An unwelcome tour of duty inspires this garbled but genuine chronicle of a soldier during the Gulf War.
At the time of Iraq’s fateful invasion of Kuwait, Eash was only 19 years old and unwittingly on the brink of a bizarre coming-of-age when he is called to war. Whether recounting tales of chasing women South of the Border from his Texas base or reminiscing about epic scorpion-versus-beetle battles in the Saudi Arabian desert, the youth and inexperience of the author and his fellow Army recruits is tragically clear throughout the narrative. Despite being couched in a grammatical minefield, Eash’s account becomes an unselfconscious Everyman’s portrait of the war. Without the pretensions of a hero’s tale or intellectual jabs at the absurdity of human conflict, he fills his story with authentic details: hole-digging competitions to pass time in the desert, punishments meted out for leaving his post (even to aid a crashed helicopter) and uneasiness around the international media covering his battalion’s first entry into Iraq. The emotions, if ineloquently stated, are raw and run the gamut of rage: anger at being separated from his new wife, horror of his first killings and frustration over Iraq’s unwillingness to negotiate.
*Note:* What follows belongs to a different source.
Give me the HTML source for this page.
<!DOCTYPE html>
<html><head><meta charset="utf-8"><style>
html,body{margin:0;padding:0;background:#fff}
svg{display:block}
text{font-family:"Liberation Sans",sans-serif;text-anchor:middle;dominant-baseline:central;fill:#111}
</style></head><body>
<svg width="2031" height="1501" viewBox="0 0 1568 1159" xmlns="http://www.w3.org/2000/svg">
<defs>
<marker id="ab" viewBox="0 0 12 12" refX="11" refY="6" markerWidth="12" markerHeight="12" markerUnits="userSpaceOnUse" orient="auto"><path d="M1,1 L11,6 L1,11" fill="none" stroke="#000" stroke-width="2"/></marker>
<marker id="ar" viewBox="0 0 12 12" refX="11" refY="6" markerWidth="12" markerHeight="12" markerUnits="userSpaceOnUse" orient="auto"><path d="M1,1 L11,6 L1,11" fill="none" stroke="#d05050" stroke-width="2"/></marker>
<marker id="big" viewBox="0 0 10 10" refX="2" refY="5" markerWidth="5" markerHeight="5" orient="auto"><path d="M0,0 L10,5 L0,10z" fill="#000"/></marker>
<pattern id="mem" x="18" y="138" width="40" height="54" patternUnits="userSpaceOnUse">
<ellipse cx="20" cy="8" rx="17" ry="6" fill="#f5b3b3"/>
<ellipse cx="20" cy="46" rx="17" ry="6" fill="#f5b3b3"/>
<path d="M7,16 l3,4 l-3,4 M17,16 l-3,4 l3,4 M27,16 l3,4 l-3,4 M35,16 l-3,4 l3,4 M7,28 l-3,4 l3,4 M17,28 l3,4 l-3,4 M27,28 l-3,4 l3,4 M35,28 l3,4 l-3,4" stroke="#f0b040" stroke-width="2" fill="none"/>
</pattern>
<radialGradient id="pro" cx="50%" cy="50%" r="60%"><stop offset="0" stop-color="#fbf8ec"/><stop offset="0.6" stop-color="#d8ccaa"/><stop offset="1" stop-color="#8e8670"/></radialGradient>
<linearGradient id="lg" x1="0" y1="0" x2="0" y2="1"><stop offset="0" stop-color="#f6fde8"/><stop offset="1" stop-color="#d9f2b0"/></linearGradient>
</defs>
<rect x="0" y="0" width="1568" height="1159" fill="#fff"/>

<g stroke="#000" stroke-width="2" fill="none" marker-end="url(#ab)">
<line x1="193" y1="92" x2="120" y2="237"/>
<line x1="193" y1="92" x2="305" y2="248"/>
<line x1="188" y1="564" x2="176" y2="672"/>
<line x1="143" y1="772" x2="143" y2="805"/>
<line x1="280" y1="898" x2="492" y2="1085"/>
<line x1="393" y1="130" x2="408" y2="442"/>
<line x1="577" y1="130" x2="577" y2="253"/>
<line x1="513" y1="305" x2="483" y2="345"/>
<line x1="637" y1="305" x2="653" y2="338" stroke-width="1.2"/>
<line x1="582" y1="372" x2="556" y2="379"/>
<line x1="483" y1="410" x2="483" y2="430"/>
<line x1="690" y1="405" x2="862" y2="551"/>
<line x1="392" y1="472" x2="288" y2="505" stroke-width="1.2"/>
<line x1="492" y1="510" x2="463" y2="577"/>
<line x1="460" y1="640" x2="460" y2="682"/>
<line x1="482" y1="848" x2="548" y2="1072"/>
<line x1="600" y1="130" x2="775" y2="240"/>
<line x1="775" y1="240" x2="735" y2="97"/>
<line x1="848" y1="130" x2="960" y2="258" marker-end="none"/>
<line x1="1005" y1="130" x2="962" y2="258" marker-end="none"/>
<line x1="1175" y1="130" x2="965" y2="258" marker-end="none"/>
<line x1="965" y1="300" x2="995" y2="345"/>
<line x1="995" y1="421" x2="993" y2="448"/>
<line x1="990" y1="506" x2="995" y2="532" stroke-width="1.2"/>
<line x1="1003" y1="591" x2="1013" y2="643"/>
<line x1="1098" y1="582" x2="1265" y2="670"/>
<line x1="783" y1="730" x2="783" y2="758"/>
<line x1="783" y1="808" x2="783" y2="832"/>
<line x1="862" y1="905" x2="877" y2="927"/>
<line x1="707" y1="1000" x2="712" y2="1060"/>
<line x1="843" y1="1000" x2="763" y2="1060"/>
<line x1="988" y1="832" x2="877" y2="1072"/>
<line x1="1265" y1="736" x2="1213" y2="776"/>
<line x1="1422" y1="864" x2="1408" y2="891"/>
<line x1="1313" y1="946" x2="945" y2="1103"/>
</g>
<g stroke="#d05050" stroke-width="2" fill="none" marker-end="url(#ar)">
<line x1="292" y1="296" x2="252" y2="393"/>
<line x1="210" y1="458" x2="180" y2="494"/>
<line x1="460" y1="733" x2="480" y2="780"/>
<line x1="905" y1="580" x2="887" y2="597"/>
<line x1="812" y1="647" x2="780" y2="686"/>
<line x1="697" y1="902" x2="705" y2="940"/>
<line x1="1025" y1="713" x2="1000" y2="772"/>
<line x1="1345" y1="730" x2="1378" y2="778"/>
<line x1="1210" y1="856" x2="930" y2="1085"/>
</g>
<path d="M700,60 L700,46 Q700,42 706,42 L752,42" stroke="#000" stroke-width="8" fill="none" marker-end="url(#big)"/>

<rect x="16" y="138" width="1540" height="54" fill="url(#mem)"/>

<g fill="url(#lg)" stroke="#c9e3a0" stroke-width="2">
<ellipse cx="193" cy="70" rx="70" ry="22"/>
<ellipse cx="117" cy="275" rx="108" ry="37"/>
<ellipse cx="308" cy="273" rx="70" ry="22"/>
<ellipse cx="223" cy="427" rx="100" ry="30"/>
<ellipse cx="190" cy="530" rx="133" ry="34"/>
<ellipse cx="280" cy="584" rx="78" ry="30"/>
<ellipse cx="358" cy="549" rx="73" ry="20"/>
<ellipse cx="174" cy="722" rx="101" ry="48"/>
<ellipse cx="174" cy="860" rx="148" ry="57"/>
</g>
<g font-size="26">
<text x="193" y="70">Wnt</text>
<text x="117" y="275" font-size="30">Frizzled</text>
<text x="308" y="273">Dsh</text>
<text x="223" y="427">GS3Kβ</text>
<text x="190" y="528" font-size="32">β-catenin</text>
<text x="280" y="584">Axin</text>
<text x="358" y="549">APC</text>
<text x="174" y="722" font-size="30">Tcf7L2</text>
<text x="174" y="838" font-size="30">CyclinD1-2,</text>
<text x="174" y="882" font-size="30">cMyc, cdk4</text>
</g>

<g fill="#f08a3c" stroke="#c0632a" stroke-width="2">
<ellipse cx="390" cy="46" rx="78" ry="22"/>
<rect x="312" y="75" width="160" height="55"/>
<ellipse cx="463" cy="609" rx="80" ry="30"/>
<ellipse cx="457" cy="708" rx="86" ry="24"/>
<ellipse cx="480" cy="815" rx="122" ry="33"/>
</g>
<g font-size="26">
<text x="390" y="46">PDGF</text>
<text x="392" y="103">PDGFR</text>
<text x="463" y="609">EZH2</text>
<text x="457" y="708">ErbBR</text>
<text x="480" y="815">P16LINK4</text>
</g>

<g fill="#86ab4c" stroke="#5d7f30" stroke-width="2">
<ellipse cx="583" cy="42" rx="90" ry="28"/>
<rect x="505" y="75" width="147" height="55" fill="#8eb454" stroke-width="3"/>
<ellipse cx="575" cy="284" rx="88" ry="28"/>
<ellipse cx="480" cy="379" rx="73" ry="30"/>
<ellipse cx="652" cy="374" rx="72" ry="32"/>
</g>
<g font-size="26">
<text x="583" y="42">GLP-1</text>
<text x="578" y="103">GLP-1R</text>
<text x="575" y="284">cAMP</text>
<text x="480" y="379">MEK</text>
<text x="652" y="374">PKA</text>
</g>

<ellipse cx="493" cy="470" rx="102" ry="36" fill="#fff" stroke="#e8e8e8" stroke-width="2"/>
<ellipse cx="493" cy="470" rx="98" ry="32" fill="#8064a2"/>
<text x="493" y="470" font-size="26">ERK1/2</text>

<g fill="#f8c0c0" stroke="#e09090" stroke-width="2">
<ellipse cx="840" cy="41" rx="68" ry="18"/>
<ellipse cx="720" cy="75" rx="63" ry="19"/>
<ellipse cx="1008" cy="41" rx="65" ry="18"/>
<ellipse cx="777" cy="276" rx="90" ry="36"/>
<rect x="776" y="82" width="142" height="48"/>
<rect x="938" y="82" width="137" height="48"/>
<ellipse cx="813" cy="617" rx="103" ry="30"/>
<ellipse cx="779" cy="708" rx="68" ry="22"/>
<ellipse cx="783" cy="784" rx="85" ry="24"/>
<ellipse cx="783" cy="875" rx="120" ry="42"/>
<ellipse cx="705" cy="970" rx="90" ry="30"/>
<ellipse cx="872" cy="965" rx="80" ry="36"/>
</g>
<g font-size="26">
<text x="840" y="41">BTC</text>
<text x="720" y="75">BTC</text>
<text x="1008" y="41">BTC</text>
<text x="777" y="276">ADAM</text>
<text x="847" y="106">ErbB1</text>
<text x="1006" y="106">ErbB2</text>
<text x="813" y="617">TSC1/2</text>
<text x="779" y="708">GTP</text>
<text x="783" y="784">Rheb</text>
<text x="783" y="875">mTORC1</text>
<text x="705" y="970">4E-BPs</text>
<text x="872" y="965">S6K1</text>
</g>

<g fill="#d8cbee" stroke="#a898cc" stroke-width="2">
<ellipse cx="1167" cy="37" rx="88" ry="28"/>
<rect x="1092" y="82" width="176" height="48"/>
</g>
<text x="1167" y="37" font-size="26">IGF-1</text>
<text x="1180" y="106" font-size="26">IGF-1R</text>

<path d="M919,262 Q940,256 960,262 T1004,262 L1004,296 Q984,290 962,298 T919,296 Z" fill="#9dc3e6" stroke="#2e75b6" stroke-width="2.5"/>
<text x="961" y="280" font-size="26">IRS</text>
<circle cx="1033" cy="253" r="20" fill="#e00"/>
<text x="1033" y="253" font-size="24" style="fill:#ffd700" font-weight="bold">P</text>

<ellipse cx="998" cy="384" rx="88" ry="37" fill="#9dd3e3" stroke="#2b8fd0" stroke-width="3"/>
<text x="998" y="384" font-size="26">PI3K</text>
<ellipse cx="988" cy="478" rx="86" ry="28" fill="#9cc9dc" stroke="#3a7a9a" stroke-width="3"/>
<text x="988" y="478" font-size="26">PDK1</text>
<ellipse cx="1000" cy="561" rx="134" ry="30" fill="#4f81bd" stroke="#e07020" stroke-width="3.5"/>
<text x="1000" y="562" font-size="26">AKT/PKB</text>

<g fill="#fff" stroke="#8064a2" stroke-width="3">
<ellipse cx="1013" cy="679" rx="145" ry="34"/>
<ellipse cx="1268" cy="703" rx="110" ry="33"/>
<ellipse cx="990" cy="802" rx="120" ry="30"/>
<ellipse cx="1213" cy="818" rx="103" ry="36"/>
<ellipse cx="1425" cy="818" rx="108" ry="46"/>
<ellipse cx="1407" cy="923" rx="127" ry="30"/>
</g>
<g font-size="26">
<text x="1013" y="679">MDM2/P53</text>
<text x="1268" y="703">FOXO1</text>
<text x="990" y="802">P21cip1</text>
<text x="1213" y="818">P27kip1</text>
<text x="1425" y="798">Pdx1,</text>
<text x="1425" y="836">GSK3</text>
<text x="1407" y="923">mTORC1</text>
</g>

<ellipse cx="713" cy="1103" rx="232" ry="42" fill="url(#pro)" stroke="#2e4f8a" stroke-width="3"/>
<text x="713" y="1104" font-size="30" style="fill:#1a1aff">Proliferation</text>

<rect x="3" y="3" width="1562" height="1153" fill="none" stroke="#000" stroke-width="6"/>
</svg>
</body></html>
Eash is flooded with relief upon learning he will go home, but it’s a comfort shot through with incredulity that the U.S. government would denounce Saddam Hussein’s atrocities but leave the dictator in power. To appreciate this soldier’s story, the reader needs to turn a blind eye to the glaring flaws in his writing. Not a page goes by without tangents rife with distrust of the military’s top brass, platitudes, trite life advice or political diatribes (Eash makes no secret of his anti-illegal immigration and pro-legalized marijuana platform). But the rhetorical style, however inexpert, opens a window into a segment of American society often dramatized by the press, romanticized by politicians or demonized by pacifists that rarely finds its own voice.
Rough-around-the-edges tale that achieves an authenticity more polished authors struggle to duplicate.